#### Data provided
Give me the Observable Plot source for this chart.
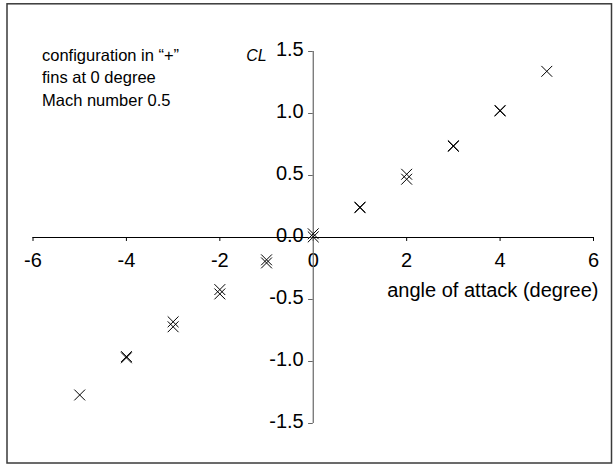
<!DOCTYPE html>
<html>
<head>
<meta charset="utf-8">
<script src="https://cdn.jsdelivr.net/npm/d3@7"></script>
<script src="https://cdn.jsdelivr.net/npm/@observablehq/plot@0.6"></script>
<style>
  html, body { margin: 0; padding: 0; background: #fff; }
  #chart svg { display: block; }
</style>
</head>
<body>
<div id="chart"></div>
<script>
// Angle of attack (degrees) and measured lift coefficient for two runs
const alpha = [-5, -4, -3, -2, -1, 0, 1, 2, 3, 4, 5];
const clRun1 = [-1.27, -0.96, -0.68, -0.42, -0.18, 0.03, 0.245, 0.51, 0.735, 1.025, null];
const clRun2 = [null, -0.97, -0.72, -0.455, -0.205, 0.005, 0.24, 0.47, 0.74, 1.02, 1.34];

// Axis ticks
const xTicks = [-6, -4, -2, 0, 2, 4, 6];
const yTicks = [-1.5, -1.0, -0.5, 0.0, 0.5, 1.0, 1.5];

// Annotation lines
const notes = ["configuration in \u201c+\u201d", "fins at 0 degree", "Mach number 0.5"];

const points = [];
alpha.forEach((a, i) => {
  if (clRun1[i] != null) points.push({alpha: a, cl: clRun1[i], run: 1});
  if (clRun2[i] != null) points.push({alpha: a, cl: clRun2[i], run: 2});
});

const font = "'Liberation Sans', Arial, Helvetica, sans-serif";
const fmtX = d => String(d);
const fmtY = d => d.toFixed(1);

const chart = Plot.plot({
  width: 613,
  height: 464,
  marginLeft: 32.5,
  marginRight: 20,
  marginTop: 51,
  marginBottom: 41,
  style: {fontFamily: font, background: "#fff", color: "#000"},
  x: {domain: [-6, 6], axis: null},
  y: {domain: [-1.5, 1.5], axis: null},
  marks: [
    // outer border
    Plot.frame({stroke: "#3a3a3a", strokeWidth: 1.5,
      insetLeft: -26, insetRight: -18, insetTop: -47.7, insetBottom: -39.5}),
    // x axis through the origin
    Plot.ruleY([0], {stroke: "#000", strokeWidth: 1.2}),
    Plot.ruleX(xTicks, {x: d => d, y1: 0, y2: -0.032, stroke: "#000"}),
    Plot.text(xTicks, {x: d => d, y: 0, text: fmtX, dy: 23, fontSize: 20, fill: "#000"}),
    Plot.text(["angle of attack (degree)"], {x: 6, y: 0, text: d => d, textAnchor: "end",
      dx: 5, dy: 53, fontSize: 20, fill: "#000"}),
    // y axis through the origin
    Plot.ruleX([0], {y1: -1.5, y2: 1.5, stroke: "#666", strokeWidth: 1.2}),
    Plot.ruleY(yTicks, {y: d => d, x1: 0, x2: -0.1, stroke: "#666"}),
    Plot.text(yTicks, {x: 0, y: d => d, text: fmtY, textAnchor: "end", dx: -9.5, dy: -2,
      fontSize: 20, fill: "#000"}),
    Plot.text(["CL"], {x: 0, y: 1.5, text: d => d, textAnchor: "end", dx: -46.5, dy: 4,
      fontSize: 16, fontStyle: "italic", fill: "#000"}),
    // annotation block
    Plot.text([notes.join("\n")], {frameAnchor: "top-left", text: d => d, textAnchor: "start",
      lineAnchor: "top", lineHeight: 1.36, dx: 9, dy: -6.5, fontSize: 16.5, fill: "#000"}),
    // measurements
    Plot.dot(points, {x: "alpha", y: "cl", symbol: "times", r: 5, stroke: "#000", strokeWidth: 1})
  ]
});

document.getElementById("chart").appendChild(chart);
</script>
</body>
</html>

#### Written request
Write out exactly the opening lines of the data, stopping after the line that holds "const fmtY = d => d.toFixed(1);". Exclude pictures.

#### Full response
Give me the Observable Plot source for this chart.
<!DOCTYPE html>
<html>
<head>
<meta charset="utf-8">
<script src="https://cdn.jsdelivr.net/npm/d3@7"></script>
<script src="https://cdn.jsdelivr.net/npm/@observablehq/plot@0.6"></script>
<style>
  html, body { margin: 0; padding: 0; background: #fff; }
  #chart svg { display: block; }
</style>
</head>
<body>
<div id="chart"></div>
<script>
// Angle of attack (degrees) and measured lift coefficient for two runs
const alpha = [-5, -4, -3, -2, -1, 0, 1, 2, 3, 4, 5];
const clRun1 = [-1.27, -0.96, -0.68, -0.42, -0.18, 0.03, 0.245, 0.51, 0.735, 1.025, null];
const clRun2 = [null, -0.97, -0.72, -0.455, -0.205, 0.005, 0.24, 0.47, 0.74, 1.02, 1.34];

// Axis ticks
const xTicks = [-6, -4, -2, 0, 2, 4, 6];
const yTicks = [-1.5, -1.0, -0.5, 0.0, 0.5, 1.0, 1.5];

// Annotation lines
const notes = ["configuration in \u201c+\u201d", "fins at 0 degree", "Mach number 0.5"];

const points = [];
alpha.forEach((a, i) => {
  if (clRun1[i] != null) points.push({alpha: a, cl: clRun1[i], run: 1});
  if (clRun2[i] != null) points.push({alpha: a, cl: clRun2[i], run: 2});
});

const font = "'Liberation Sans', Arial, Helvetica, sans-serif";
const fmtX = d => String(d);
const fmtY = d => d.toFixed(1);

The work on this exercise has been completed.